Die 25 Jahre alte Merle Carstens aus Alveslohe wird in den nächsten zehn Monaten in Ghana an einer Schule für geistig behinderte Kinder arbeiten.

Alveslohe. Der Rucksack ist gepackt, die Flugtickets liegen bereit: Morgen beginnt für Merle Carstens das Abenteuer Afrika. Abflug um 7.25 Uhr vom Flughafen Frankfurt am Main mit Turkish Airlines nach Istanbul und weiter nach Accra, der Hauptstadt Ghanas. "Ich kann es kaum noch erwarten, ich freue mich auf eine schöne Zeit", sagt Merle.

Ihr Freund Kristof, der Maschinenbau studiert, begleitet sie bis zum Frankfurter Flughafen. Er hat volles Verständnis für ihre Planungen, und das gilt auch für ihre Eltern. Das Reiseziel heißt Winneba, 60 Kilometer südlich von Accra, eine Universitätsstadt mit etwa 45 000 Einwohnern, direkt an der Atlantikküste gelegen. Doch es ist keine Urlaubsreise, die Merle Carstens antritt.

Die 25-jährige Hobbyreiterin aus der Gemeinde Alveslohe, die in Hamburg und Oldenburg/Niedersachsen mit Bachelor- und Master-Abschluss Sonderpädagogik auf Lehramt studiert hat, wird zehn Monate lang in Winneba an einer Schule für geistig behinderte Kinder arbeiten.

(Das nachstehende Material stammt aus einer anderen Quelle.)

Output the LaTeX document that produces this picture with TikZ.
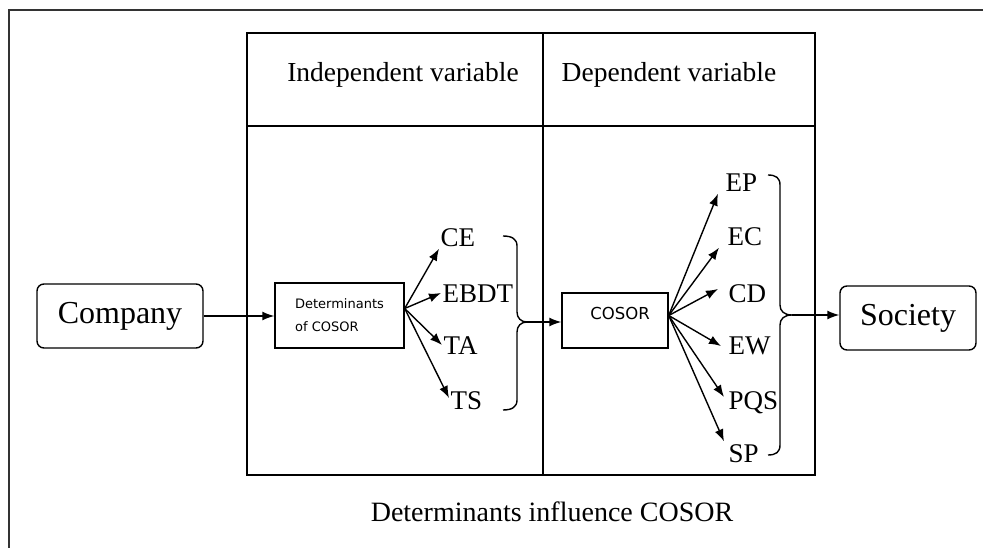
\documentclass[tikz,border=0pt]{standalone}
\usepackage{fontspec}
\setmainfont{Liberation Serif}
\newfontfamily\boxsans{DejaVu Sans}
\usetikzlibrary{arrows.meta,calc}
\begin{document}
\begin{tikzpicture}[x=1pt,y=-1pt,
  line width=1.4pt,
  arr/.style={-{Latex[length=12pt,width=9pt]}, line width=1.4pt},
  endbox/.style={draw, rounded corners=7pt, minimum width=166pt, minimum height=64pt, inner sep=0pt, font=\fontsize{32}{32}\selectfont},
  sqbox/.style={draw, inner sep=0pt},
  lab/.style={anchor=west, inner sep=1pt, text height=18pt, text depth=0pt, font=\fontsize{27}{27}\selectfont},
  head/.style={inner sep=0pt, font=\fontsize{27.5}{27.5}\selectfont},
  brace/.style={line width=1.4pt}]
\useasboundingbox (0,0) rectangle (983,548);
% outer frame (partly cut)
\draw[line width=2.2pt, black!80] (990,10) -- (9,10) -- (9,560);
% table
\draw (247,33) rectangle (815,475);
\draw (247,126) -- (815,126);
\draw (543,33) -- (543,475);
\node[head] (hind) at (403,75) {Independent variable};
\node[head] (hdep) at (669,75) {Dependent variable};
\node[inner sep=0pt, font=\fontsize{28}{28}\selectfont] (cap) at (552,512) {Determinants influence COSOR};
% end boxes
\node[endbox] (company) at (120,316) {Company};
\node[endbox, minimum width=136pt] (society) at (908,318) {Society};
% determinants box
\node[sqbox, minimum width=129pt, minimum height=65pt, align=left, font=\boxsans\fontsize{13}{23}\selectfont] (det) at (339.5,315.5) {Determinants\\of COSOR};
% cosor box
\node[sqbox, minimum width=106pt, minimum height=55pt] (cosor) at (615,320.5) {};
\node[inner sep=0pt, font=\boxsans\fontsize{16.5}{16.5}\selectfont] (cosortxt) at (620,313) {COSOR};
% left labels
\node[lab] (CE) at (439,238) {CE};
\node[lab] (EBDT) at (441,293) {EBDT};
\node[lab] (TA) at (442,345) {TA};
\node[lab] (TS) at (449,400) {TS};
% right labels
\node[lab] (EP) at (724,183) {EP};
\node[lab] (EC) at (726,237) {EC};
\node[lab] (CD) at (727,293) {CD};
\node[lab] (EW) at (727,345) {EW};
\node[lab] (PQS) at (727,400) {PQS};
\node[lab] (SP) at (727,453) {SP};
% sources
\coordinate (dsrc) at ($(det.east)+(0,-7)$);
\coordinate (csrc) at ($(cosor.east)+(0,-5)$);
% arrows
\draw[arr] (company.east) -- (company.east -| det.west);
\draw[arr] (dsrc) -- (CE.south west);
\draw[arr] (dsrc) -- (EBDT.west);
\draw[arr] (dsrc) -- (TA.west);
\draw[arr] (dsrc) -- ([yshift=2pt]TS.west);
\draw[arr] (csrc) -- ([xshift=-6pt]EP.south west);
\draw[arr] (csrc) -- ([xshift=-7pt]EC.south west);
\draw[arr] (csrc) -- ([xshift=-9pt,yshift=4pt]CD.west);
\draw[arr] (csrc) -- ([xshift=-6pt,yshift=-1pt]EW.west);
\draw[arr] (csrc) -- ([xshift=-3pt,yshift=3pt]PQS.west);
\draw[arr] (csrc) -- ([xshift=-3pt,yshift=1pt]SP.north west);
% braces
\coordinate (b1tip) at (527,322);
\draw[brace] (503,236) .. controls (512,236) and (517,239) .. (517,246) -- (517,312) .. controls (517,318) and (521,322) .. (b1tip) .. controls (521,322) and (517,326) .. (517,332) -- (517,400) .. controls (517,407) and (512,410) .. (503,410);
\coordinate (b2tip) at (792,315);
\draw[brace] (768,175) .. controls (776,175) and (780,178) .. (780,185) -- (780,305) .. controls (780,311) and (784,315) .. (b2tip) .. controls (784,315) and (780,319) .. (780,325) -- (780,445) .. controls (780,452) and (776,455) .. (768,455);
\draw[arr] (b1tip) -- (b1tip -| cosor.west);
\draw[arr] (b2tip) -- (b2tip -| society.west);
\end{tikzpicture}
\end{document}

"Ich habe nicht fünf Jahre studiert, um anschließend Hartz IV zu beantragen", sagt sie. "Ich möchte etwas Sinnvolles tun und nicht einen Leerlauf von mehreren Monaten haben, bevor ich, wo auch immer, ins Berufsleben eintrete", begründet Merle Carstens ihr Engagement in Afrika.

Als Gastgeschenk nimmt Merle Carstens ostfriesischen Tee mit

Merle Carstens hat die erforderlichen Impfungen hinter sich gebracht, und sie weiß, dass sie bei einer Gastfamilie wohnen wird, deren soziales Umfeld sie nicht kennt. Aber sie hat in den vergangenen Wochen zu mehreren jungen Frauen Kontakt aufgenommen, die in Ghana freiwillige Dienste geleistet haben. Als Gastgeschenk nimmt sie ostfriesischen Tee mit: "In Afrika trinkt die ganze Familie Tee", hat sie herausgefunden.

Merle Carstens hat sich intensiv vorbereitet. Vor einigen Tagen wurde ihr beispielsweise eine CD mit Metacomsymbolen zur Verfügung gestellt. Damit kann sie an der Schule in Winneba im Bereich Unterstützte Kommunikation arbeiten.

Sorgen bereitet Merle nur die Nachricht, dass an den Schulen in Ghana die Prügelstrafe weiterhin gang und gäbe ist. "Ich habe darauf keinen Einfluss, weil ich nicht unterrichte, sondern beobachtend und beratend tätig bin", bedauert sie.

In Ghana soll die 25-Jährige kleinere Projekte aufbauen

Sie wird in Ghana am Ref. Fr. John Special Unit im sonderpädagogischen Bereich arbeiten. Dabei werden die Unterrichtssassistenz sowie der Aufbau und die Anleitung eigener kleiner Projekte zu ihrem Aufgabenbereich gehören.

"Ein weiterer Schwerpunkt ist der interkulturelle Austausch zwischen mir und den ghanaischen Lehrkräften und Mitarbeitern der Schule", betont Merle an. "Die verschiedenen Sichtweisen auf Menschen mit Behinderungen und auch auf die Lehrtätigkeit werden für mich sicherlich herausfordernde Momente bringen, in denen ich gerne meine eigene Sichtweise mit einbringen möchte."

Hilfreich war ihr die Internetseite und der Kontakt zur gemeinnützigen Organisation BEZEV (Behinderung und Entwicklungszusammenarbeit), die sich für eine gleichberechtigte Beteiligung von Menschen mit Behinderung an Entwicklungsprozessen in aller Welt einsetzt.

Nach ihrer Rückkehr hofft sie auf eine Beamtenstelle im Schuldienst

75 Prozent der Kosten von Merle übernimmt das Bundesministerium für Entwicklung und Wirtschaftliche Zusammenarbeit, das restliche Viertel bezahlt BEZEV. Um den Verein in seiner Arbeit und bei der Entsendung von Freiwilligen zu unterstützen, baut Merle einen Förderkreis auf, der BEZEV mit einmaligen oder monatlichen Spenden direkt unterstützt.

Nach ihrer Rückkehr hofft sie auf eine Beamtenstelle im Schuldienst. Am liebsten in der Jan-Korczak-Schule in Kaltenkirchen, einem Förderzentrum mit Schwerpunkt geistige Entwicklung. An dieser Schule hat sie vor sechs Jahren ein Freiwilliges Soziales Jahr (FSJ) absolviert und ihre Bestimmung gefunden.

"Ich werde mein Leben lang für schwerstbehinderte Kinder da sein", verspricht Merle Carstens. Ihre Botschaft lautet: "Bitte respektiert alle Menschen so wie sie sind - ob behindert oder nicht."